═══ Data lines

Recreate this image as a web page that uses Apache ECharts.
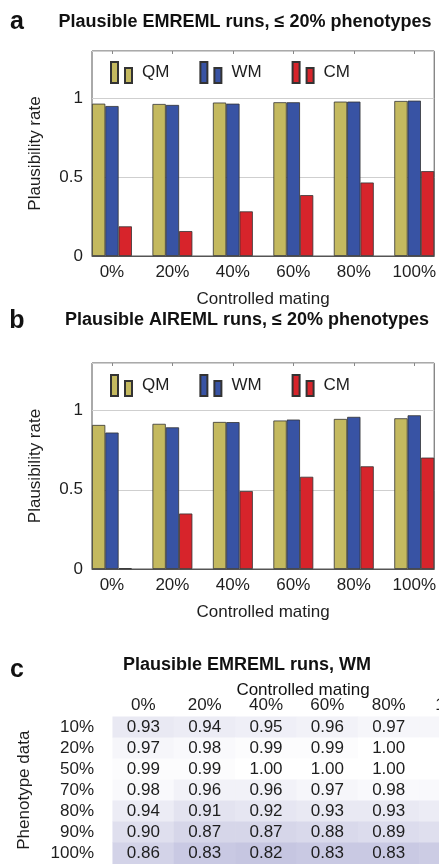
<!DOCTYPE html>
<html><head><meta charset="utf-8">
<script src="https://cdn.jsdelivr.net/npm/echarts@6/dist/echarts.min.js"></script>
<style>html,body{margin:0;padding:0;background:#fff}#c{width:439px;height:864px}</style>
</head><body><div id="c"></div>
<script>
// ---- data ----
const xLabels = ['0%', '20%', '40%', '60%', '80%', '100%'];
const yTicks = [0, 0.5, 1];
const yTickLabels = ['0', '0.5', '1'];
const seriesNames = ['QM', 'WM', 'CM'];
// panel a: EMREML
const emQM = [0.966, 0.964, 0.973, 0.975, 0.979, 0.983];
const emWM = [0.951, 0.958, 0.966, 0.975, 0.979, 0.985];
const emCM = [0.188, 0.158, 0.283, 0.386, 0.466, 0.538];
// panel b: AIREML
const aiQM = [0.909, 0.916, 0.928, 0.937, 0.947, 0.951];
const aiWM = [0.861, 0.894, 0.927, 0.943, 0.960, 0.970];
const aiCM = [0.005, 0.350, 0.492, 0.582, 0.648, 0.703];
// panel c: EMREML WM table
const phenoLabels = ['10%', '20%', '50%', '70%', '80%', '90%', '100%'];
const row10 = [0.93, 0.94, 0.95, 0.96, 0.97, 0.97];
const row20 = [0.97, 0.98, 0.99, 0.99, 1.00, 1.00];
const row50 = [0.99, 0.99, 1.00, 1.00, 1.00, 1.00];
const row70 = [0.98, 0.96, 0.96, 0.97, 0.98, 0.98];
const row80 = [0.94, 0.91, 0.92, 0.93, 0.93, 0.94];
const row90 = [0.90, 0.87, 0.87, 0.88, 0.89, 0.90];
const row100 = [0.86, 0.83, 0.82, 0.83, 0.83, 0.84];
const tableRows = [row10, row20, row50, row70, row80, row90, row100];

const titleA = 'Plausible EMREML runs, \u2264 20% phenotypes';
const titleB = 'Plausible AIREML runs, \u2264 20% phenotypes';
const titleC = 'Plausible EMREML runs, WM';
const xName = 'Controlled mating';
const yName = 'Plausibility rate';
const yNameC = 'Phenotype data';

// ---- chart ----
const FONT = 'Liberation Sans';
const TXT = '#1e1e1e';
const colors = { QM: '#c4b95f', WM: '#3853a4', CM: '#d7242b' };
const iconPath = 'path://M0,0L7,0L7,21L0,21Z M14,6L21,6L21,21L14,21Z';
const xIdx = xLabels.map((_, i) => i);
const lastCol = xLabels.length - 1;

function barSeries(name, arr, k) {
  return {
    type: 'bar', name: name, xAxisIndex: 2 * k, yAxisIndex: k,
    data: arr.map((v, i) => [i, v]),
    barWidth: 13.3, barGap: '0%',
    itemStyle: { color: colors[name], borderColor: '#333', borderWidth: 0.8 },
    emphasis: { disabled: true }
  };
}
function valX(k) {
  return [{
    type: 'value', gridIndex: k, min: -0.33, max: 5.33,
    splitLine: { show: false },
    axisLine: { show: true, lineStyle: { color: '#555', width: 1 } },
    axisTick: { show: false },
    axisLabel: { customValues: xIdx, formatter: v => xLabels[Math.round(v)], margin: 8,
      fontSize: 17, fontFamily: FONT, color: TXT },
    name: xName, nameLocation: 'middle', nameGap: 35,
    nameTextStyle: { fontSize: 17, fontFamily: FONT, color: TXT }
  }, {
    type: 'value', gridIndex: k, min: -0.33, max: 5.33, position: 'top',
    splitLine: { show: false }, axisLine: { show: false },
    axisLabel: { show: false },
    axisTick: { show: true, inside: true, length: 3, customValues: xIdx, lineStyle: { color: '#888' } }
  }];
}
function valY(k) {
  return {
    type: 'value', gridIndex: k, min: 0, max: 1.3, interval: 0.5,
    axisLine: { show: false }, axisTick: { show: false },
    splitLine: { show: true, lineStyle: { color: '#cfcfcf', width: 1 } },
    axisLabel: {
      formatter: v => { const j = yTicks.findIndex(t => Math.abs(t - v) < 1e-6); return j >= 0 ? yTickLabels[j] : ''; },
      margin: 9, fontSize: 17, fontFamily: FONT, color: TXT
    },
    name: yName, nameLocation: 'middle', nameGap: 48,
    nameTextStyle: { fontSize: 17, fontFamily: FONT, color: TXT }
  };
}
function legend(top) {
  return {
    left: 110, top: top, data: seriesNames, icon: iconPath, itemWidth: 21, itemHeight: 21,
    itemGap: 30, selectedMode: false, padding: 0,
    textStyle: { fontSize: 17, fontFamily: FONT, color: TXT, padding: [0, 0, 0, 5] }
  };
}

const heatData = [];
tableRows.forEach((row, r) => row.forEach((v, c) => {
  const item = { value: [c, r, v] };
  if (c === lastCol) item.label = { offset: [7, 0] };
  heatData.push(item);
}));
const headerData = xLabels.map((t, i) => i === lastCol
  ? { value: t, textStyle: { padding: [0, 0, 0, 14] } } : t);

function gtext(t, x, y, size, bold, align) {
  return { type: 'text', x: x, y: y, silent: true,
    style: { text: t, fontSize: size, fontFamily: FONT, fontWeight: bold ? 'bold' : 'normal',
      fill: '#111', align: align || 'center', verticalAlign: 'middle' } };
}

const option = {
  animation: false,
  grid: [
    { left: 92, top: 51, width: 345, height: 205, show: true, borderColor: '#555', borderWidth: 1 },
    { left: 92, top: 363, width: 345, height: 206, show: true, borderColor: '#555', borderWidth: 1 },
    { left: 112.7, top: 716.7, width: 368, height: 147, outerBoundsMode: 'none', containLabel: false }
  ],
  xAxis: [].concat(valX(0), valX(1), [{
    type: 'category', gridIndex: 2, position: 'top', data: headerData,
    axisLine: { show: false }, axisTick: { show: false }, splitLine: { show: false },
    axisLabel: { interval: 0, margin: 3, fontSize: 17, fontFamily: FONT, color: TXT }
  }]),
  yAxis: [valY(0), valY(1), {
    type: 'category', gridIndex: 2, data: phenoLabels, inverse: true,
    axisLine: { show: false }, axisTick: { show: false }, splitLine: { show: false },
    axisLabel: { interval: 0, margin: 18.7, fontSize: 17, fontFamily: FONT, color: TXT },
    name: yNameC, nameLocation: 'middle', nameGap: 80,
    nameTextStyle: { fontSize: 17, fontFamily: FONT, color: TXT }
  }],
  legend: [legend(61), legend(374)],
  visualMap: { show: false, seriesIndex: 6, min: 0.82, max: 1.0, inRange: { color: ['#c6c6e1', '#ffffff'] } },
  series: [
    barSeries('QM', emQM, 0), barSeries('WM', emWM, 0), barSeries('CM', emCM, 0),
    barSeries('QM', aiQM, 1), barSeries('WM', aiWM, 1), barSeries('CM', aiCM, 1),
    {
      type: 'heatmap', name: 'table', xAxisIndex: 4, yAxisIndex: 2, data: heatData,
      itemStyle: { borderWidth: 0 },
      label: { show: true, formatter: p => p.value[2].toFixed(2), fontSize: 17, fontFamily: FONT, color: TXT },
      emphasis: { disabled: true }
    }
  ],
  graphic: [
    gtext('a', 17, 22, 25, true), gtext(titleA, 245, 22, 18, true),
    gtext('b', 17, 321, 25, true), gtext(titleB, 247, 320, 18, true),
    gtext('c', 17, 670, 25, true), gtext(titleC, 247, 665, 18, true),
    gtext(xName, 303, 690, 17, false)
  ]
};
const chart = echarts.init(document.getElementById('c'), null, { renderer: 'canvas' });
chart.setOption(option);
</script></body></html>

══════

• [Goal]: Pictures are to be left out; repeat all the remaining data exactly.

• [Final result]:
Recreate this image as a web page that uses Apache ECharts.
<!DOCTYPE html>
<html><head><meta charset="utf-8">
<script src="https://cdn.jsdelivr.net/npm/echarts@6/dist/echarts.min.js"></script>
<style>html,body{margin:0;padding:0;background:#fff}#c{width:439px;height:864px}</style>
</head><body><div id="c"></div>
<script>
// ---- data ----
const xLabels = ['0%', '20%', '40%', '60%', '80%', '100%'];
const yTicks = [0, 0.5, 1];
const yTickLabels = ['0', '0.5', '1'];
const seriesNames = ['QM', 'WM', 'CM'];
// panel a: EMREML
const emQM = [0.966, 0.964, 0.973, 0.975, 0.979, 0.983];
const emWM = [0.951, 0.958, 0.966, 0.975, 0.979, 0.985];
const emCM = [0.188, 0.158, 0.283, 0.386, 0.466, 0.538];
// panel b: AIREML
const aiQM = [0.909, 0.916, 0.928, 0.937, 0.947, 0.951];
const aiWM = [0.861, 0.894, 0.927, 0.943, 0.960, 0.970];
const aiCM = [0.005, 0.350, 0.492, 0.582, 0.648, 0.703];
// panel c: EMREML WM table
const phenoLabels = ['10%', '20%', '50%', '70%', '80%', '90%', '100%'];
const row10 = [0.93, 0.94, 0.95, 0.96, 0.97, 0.97];
const row20 = [0.97, 0.98, 0.99, 0.99, 1.00, 1.00];
const row50 = [0.99, 0.99, 1.00, 1.00, 1.00, 1.00];
const row70 = [0.98, 0.96, 0.96, 0.97, 0.98, 0.98];
const row80 = [0.94, 0.91, 0.92, 0.93, 0.93, 0.94];
const row90 = [0.90, 0.87, 0.87, 0.88, 0.89, 0.90];
const row100 = [0.86, 0.83, 0.82, 0.83, 0.83, 0.84];
const tableRows = [row10, row20, row50, row70, row80, row90, row100];

const titleA = 'Plausible EMREML runs, \u2264 20% phenotypes';
const titleB = 'Plausible AIREML runs, \u2264 20% phenotypes';
const titleC = 'Plausible EMREML runs, WM';
const xName = 'Controlled mating';
const yName = 'Plausibility rate';
const yNameC = 'Phenotype data';

// ---- chart ----
const FONT = 'Liberation Sans';
const TXT = '#1e1e1e';
const colors = { QM: '#c4b95f', WM: '#3853a4', CM: '#d7242b' };
const iconPath = 'path://M0,0L7,0L7,21L0,21Z M14,6L21,6L21,21L14,21Z';
const xIdx = xLabels.map((_, i) => i);
const lastCol = xLabels.length - 1;

function barSeries(name, arr, k) {
  return {
    type: 'bar', name: name, xAxisIndex: 2 * k, yAxisIndex: k,
    data: arr.map((v, i) => [i, v]),
    barWidth: 13.3, barGap: '0%',
    itemStyle: { color: colors[name], borderColor: '#333', borderWidth: 0.8 },
    emphasis: { disabled: true }
  };
}
function valX(k) {
  return [{
    type: 'value', gridIndex: k, min: -0.33, max: 5.33,
    splitLine: { show: false },
    axisLine: { show: true, lineStyle: { color: '#555', width: 1 } },
    axisTick: { show: false },
    axisLabel: { customValues: xIdx, formatter: v => xLabels[Math.round(v)], margin: 8,
      fontSize: 17, fontFamily: FONT, color: TXT },
    name: xName, nameLocation: 'middle', nameGap: 35,
    nameTextStyle: { fontSize: 17, fontFamily: FONT, color: TXT }
  }, {
    type: 'value', gridIndex: k, min: -0.33, max: 5.33, position: 'top',
    splitLine: { show: false }, axisLine: { show: false },
    axisLabel: { show: false },
    axisTick: { show: true, inside: true, length: 3, customValues: xIdx, lineStyle: { color: '#888' } }
  }];
}
function valY(k) {
  return {
    type: 'value', gridIndex: k, min: 0, max: 1.3, interval: 0.5,
    axisLine: { show: false }, axisTick: { show: false },
    splitLine: { show: true, lineStyle: { color: '#cfcfcf', width: 1 } },
    axisLabel: {
      formatter: v => { const j = yTicks.findIndex(t => Math.abs(t - v) < 1e-6); return j >= 0 ? yTickLabels[j] : ''; },
      margin: 9, fontSize: 17, fontFamily: FONT, color: TXT
    },
    name: yName, nameLocation: 'middle', nameGap: 48,
    nameTextStyle: { fontSize: 17, fontFamily: FONT, color: TXT }
  };
}
function legend(top) {
  return {
    left: 110, top: top, data: seriesNames, icon: iconPath, itemWidth: 21, itemHeight: 21,
    itemGap: 30, selectedMode: false, padding: 0,
    textStyle: { fontSize: 17, fontFamily: FONT, color: TXT, padding: [0, 0, 0, 5] }
  };
}

const heatData = [];
tableRows.forEach((row, r) => row.forEach((v, c) => {
  const item = { value: [c, r, v] };
  if (c === lastCol) item.label = { offset: [7, 0] };
  heatData.push(item);
}));
const headerData = xLabels.map((t, i) => i === lastCol
  ? { value: t, textStyle: { padding: [0, 0, 0, 14] } } : t);

function gtext(t, x, y, size, bold, align) {
  return { type: 'text', x: x, y: y, silent: true,
    style: { text: t, fontSize: size, fontFamily: FONT, fontWeight: bold ? 'bold' : 'normal',
      fill: '#111', align: align || 'center', verticalAlign: 'middle' } };
}

const option = {
  animation: false,
  grid: [
    { left: 92, top: 51, width: 345, height: 205, show: true, borderColor: '#555', borderWidth: 1 },
    { left: 92, top: 363, width: 345, height: 206, show: true, borderColor: '#555', borderWidth: 1 },
    { left: 112.7, top: 716.7, width: 368, height: 147, outerBoundsMode: 'none', containLabel: false }
  ],
  xAxis: [].concat(valX(0), valX(1), [{
    type: 'category', gridIndex: 2, position: 'top', data: headerData,
    axisLine: { show: false }, axisTick: { show: false }, splitLine: { show: false },
    axisLabel: { interval: 0, margin: 3, fontSize: 17, fontFamily: FONT, color: TXT }
  }]),
  yAxis: [valY(0), valY(1), {
    type: 'category', gridIndex: 2, data: phenoLabels, inverse: true,
    axisLine: { show: false }, axisTick: { show: false }, splitLine: { show: false },
    axisLabel: { interval: 0, margin: 18.7, fontSize: 17, fontFamily: FONT, color: TXT },
    name: yNameC, nameLocation: 'middle', nameGap: 80,
    nameTextStyle: { fontSize: 17, fontFamily: FONT, color: TXT }
  }],
  legend: [legend(61), legend(374)],
  visualMap: { show: false, seriesIndex: 6, min: 0.82, max: 1.0, inRange: { color: ['#c6c6e1', '#ffffff'] } },
  series: [
    barSeries('QM', emQM, 0), barSeries('WM', emWM, 0), barSeries('CM', emCM, 0),
    barSeries('QM', aiQM, 1), barSeries('WM', aiWM, 1), barSeries('CM', aiCM, 1),
    {
      type: 'heatmap', name: 'table', xAxisIndex: 4, yAxisIndex: 2, data: heatData,
      itemStyle: { borderWidth: 0 },
      label: { show: true, formatter: p => p.value[2].toFixed(2), fontSize: 17, fontFamily: FONT, color: TXT },
      emphasis: { disabled: true }
    }
  ],
  graphic: [
    gtext('a', 17, 22, 25, true), gtext(titleA, 245, 22, 18, true),
    gtext('b', 17, 321, 25, true), gtext(titleB, 247, 320, 18, true),
    gtext('c', 17, 670, 25, true), gtext(titleC, 247, 665, 18, true),
    gtext(xName, 303, 690, 17, false)
  ]
};
const chart = echarts.init(document.getElementById('c'), null, { renderer: 'canvas' });
chart.setOption(option);
</script></body></html>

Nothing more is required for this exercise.